(Data extract)
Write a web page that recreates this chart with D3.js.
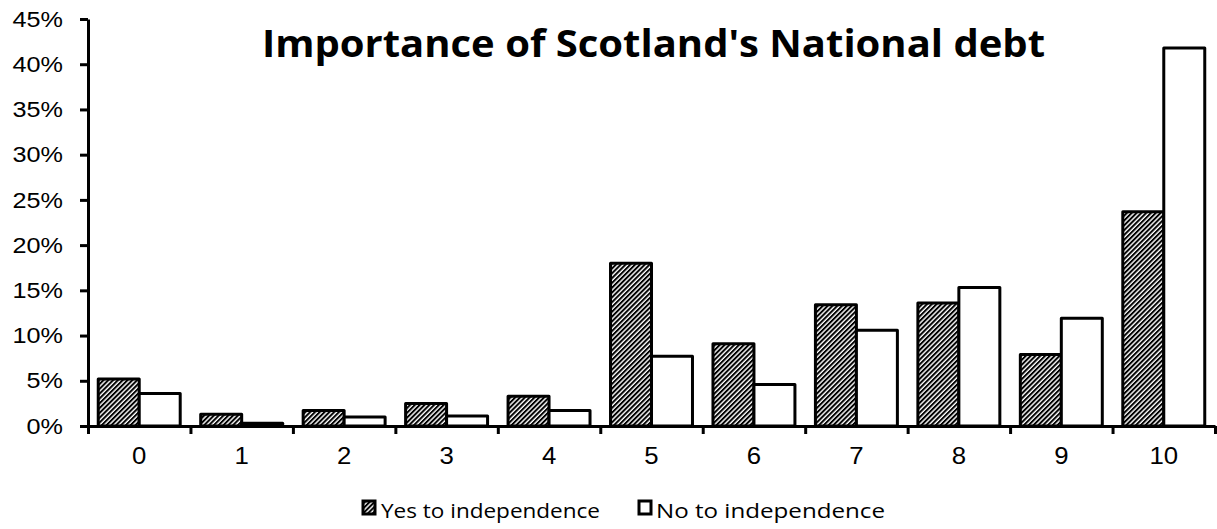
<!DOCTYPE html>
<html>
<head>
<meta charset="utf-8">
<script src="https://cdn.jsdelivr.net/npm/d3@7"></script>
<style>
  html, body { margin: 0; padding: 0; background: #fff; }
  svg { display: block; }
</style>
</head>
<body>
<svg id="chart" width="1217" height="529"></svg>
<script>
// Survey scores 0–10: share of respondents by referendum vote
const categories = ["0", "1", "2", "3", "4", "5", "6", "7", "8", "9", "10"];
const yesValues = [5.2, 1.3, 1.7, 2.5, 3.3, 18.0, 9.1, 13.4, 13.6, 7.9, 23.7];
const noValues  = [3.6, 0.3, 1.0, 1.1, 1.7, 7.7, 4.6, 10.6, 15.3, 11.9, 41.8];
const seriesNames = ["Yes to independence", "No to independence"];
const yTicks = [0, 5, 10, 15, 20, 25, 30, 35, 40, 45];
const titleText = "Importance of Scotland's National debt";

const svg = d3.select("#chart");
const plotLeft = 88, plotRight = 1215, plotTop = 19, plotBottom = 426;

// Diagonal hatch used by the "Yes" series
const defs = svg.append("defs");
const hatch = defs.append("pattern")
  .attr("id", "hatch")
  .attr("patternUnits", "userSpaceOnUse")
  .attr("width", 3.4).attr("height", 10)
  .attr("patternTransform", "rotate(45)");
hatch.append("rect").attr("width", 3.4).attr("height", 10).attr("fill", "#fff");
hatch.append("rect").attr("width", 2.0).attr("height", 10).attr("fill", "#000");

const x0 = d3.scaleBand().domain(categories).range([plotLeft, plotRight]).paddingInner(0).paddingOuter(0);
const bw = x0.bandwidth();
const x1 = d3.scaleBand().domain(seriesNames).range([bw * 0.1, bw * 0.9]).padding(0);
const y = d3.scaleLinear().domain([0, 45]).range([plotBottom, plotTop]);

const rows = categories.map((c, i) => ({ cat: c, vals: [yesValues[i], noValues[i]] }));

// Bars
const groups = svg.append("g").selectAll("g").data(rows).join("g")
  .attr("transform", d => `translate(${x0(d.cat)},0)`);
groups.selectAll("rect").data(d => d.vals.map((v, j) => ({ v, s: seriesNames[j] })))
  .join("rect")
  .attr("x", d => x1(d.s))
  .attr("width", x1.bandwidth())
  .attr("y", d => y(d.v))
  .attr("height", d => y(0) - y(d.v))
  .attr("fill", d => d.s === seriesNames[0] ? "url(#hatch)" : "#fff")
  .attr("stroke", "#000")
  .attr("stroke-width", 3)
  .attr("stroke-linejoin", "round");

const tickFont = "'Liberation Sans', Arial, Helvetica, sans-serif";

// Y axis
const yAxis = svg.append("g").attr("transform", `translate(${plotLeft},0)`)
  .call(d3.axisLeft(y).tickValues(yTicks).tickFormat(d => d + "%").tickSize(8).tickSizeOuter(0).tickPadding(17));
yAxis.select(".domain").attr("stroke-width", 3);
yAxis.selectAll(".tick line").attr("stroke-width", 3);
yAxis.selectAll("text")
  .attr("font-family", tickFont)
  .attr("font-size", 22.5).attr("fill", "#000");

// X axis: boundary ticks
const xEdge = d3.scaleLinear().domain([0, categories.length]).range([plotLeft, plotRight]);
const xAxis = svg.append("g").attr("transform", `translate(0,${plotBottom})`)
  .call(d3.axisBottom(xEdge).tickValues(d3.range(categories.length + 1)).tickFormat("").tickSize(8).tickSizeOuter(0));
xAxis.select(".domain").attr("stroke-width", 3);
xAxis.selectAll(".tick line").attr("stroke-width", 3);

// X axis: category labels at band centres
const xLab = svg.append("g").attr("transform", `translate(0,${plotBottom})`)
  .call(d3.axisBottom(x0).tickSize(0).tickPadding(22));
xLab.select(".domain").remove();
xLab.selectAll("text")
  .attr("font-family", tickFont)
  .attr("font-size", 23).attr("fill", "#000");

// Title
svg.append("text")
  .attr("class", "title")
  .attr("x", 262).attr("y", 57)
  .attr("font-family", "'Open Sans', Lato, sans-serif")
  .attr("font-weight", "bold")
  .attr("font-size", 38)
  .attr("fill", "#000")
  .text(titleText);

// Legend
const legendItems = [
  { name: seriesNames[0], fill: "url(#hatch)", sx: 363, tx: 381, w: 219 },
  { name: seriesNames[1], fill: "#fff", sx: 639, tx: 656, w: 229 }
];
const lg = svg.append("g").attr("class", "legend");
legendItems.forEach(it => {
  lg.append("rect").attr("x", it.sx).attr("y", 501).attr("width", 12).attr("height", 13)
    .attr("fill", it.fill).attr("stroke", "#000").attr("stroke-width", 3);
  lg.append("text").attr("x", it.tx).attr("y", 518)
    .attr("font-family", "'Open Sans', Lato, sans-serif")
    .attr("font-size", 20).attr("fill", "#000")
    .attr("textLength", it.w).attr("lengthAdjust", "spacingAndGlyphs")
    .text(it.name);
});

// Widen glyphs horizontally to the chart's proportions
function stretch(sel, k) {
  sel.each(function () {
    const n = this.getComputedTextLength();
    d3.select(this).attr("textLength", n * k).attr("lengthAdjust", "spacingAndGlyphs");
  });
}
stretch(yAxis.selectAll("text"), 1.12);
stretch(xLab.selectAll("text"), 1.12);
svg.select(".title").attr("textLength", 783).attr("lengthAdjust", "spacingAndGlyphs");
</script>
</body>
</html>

(Required work) Repeat the lines above, starting at the first and stopping after the line that holds "const plotLeft = 88, plotRight", with the pictures left out.

(Completed exercise)
Write a web page that recreates this chart with D3.js.
<!DOCTYPE html>
<html>
<head>
<meta charset="utf-8">
<script src="https://cdn.jsdelivr.net/npm/d3@7"></script>
<style>
  html, body { margin: 0; padding: 0; background: #fff; }
  svg { display: block; }
</style>
</head>
<body>
<svg id="chart" width="1217" height="529"></svg>
<script>
// Survey scores 0–10: share of respondents by referendum vote
const categories = ["0", "1", "2", "3", "4", "5", "6", "7", "8", "9", "10"];
const yesValues = [5.2, 1.3, 1.7, 2.5, 3.3, 18.0, 9.1, 13.4, 13.6, 7.9, 23.7];
const noValues  = [3.6, 0.3, 1.0, 1.1, 1.7, 7.7, 4.6, 10.6, 15.3, 11.9, 41.8];
const seriesNames = ["Yes to independence", "No to independence"];
const yTicks = [0, 5, 10, 15, 20, 25, 30, 35, 40, 45];
const titleText = "Importance of Scotland's National debt";

const svg = d3.select("#chart");
const plotLeft = 88, plotRight = 1215, plotTop = 19, plotBottom = 426;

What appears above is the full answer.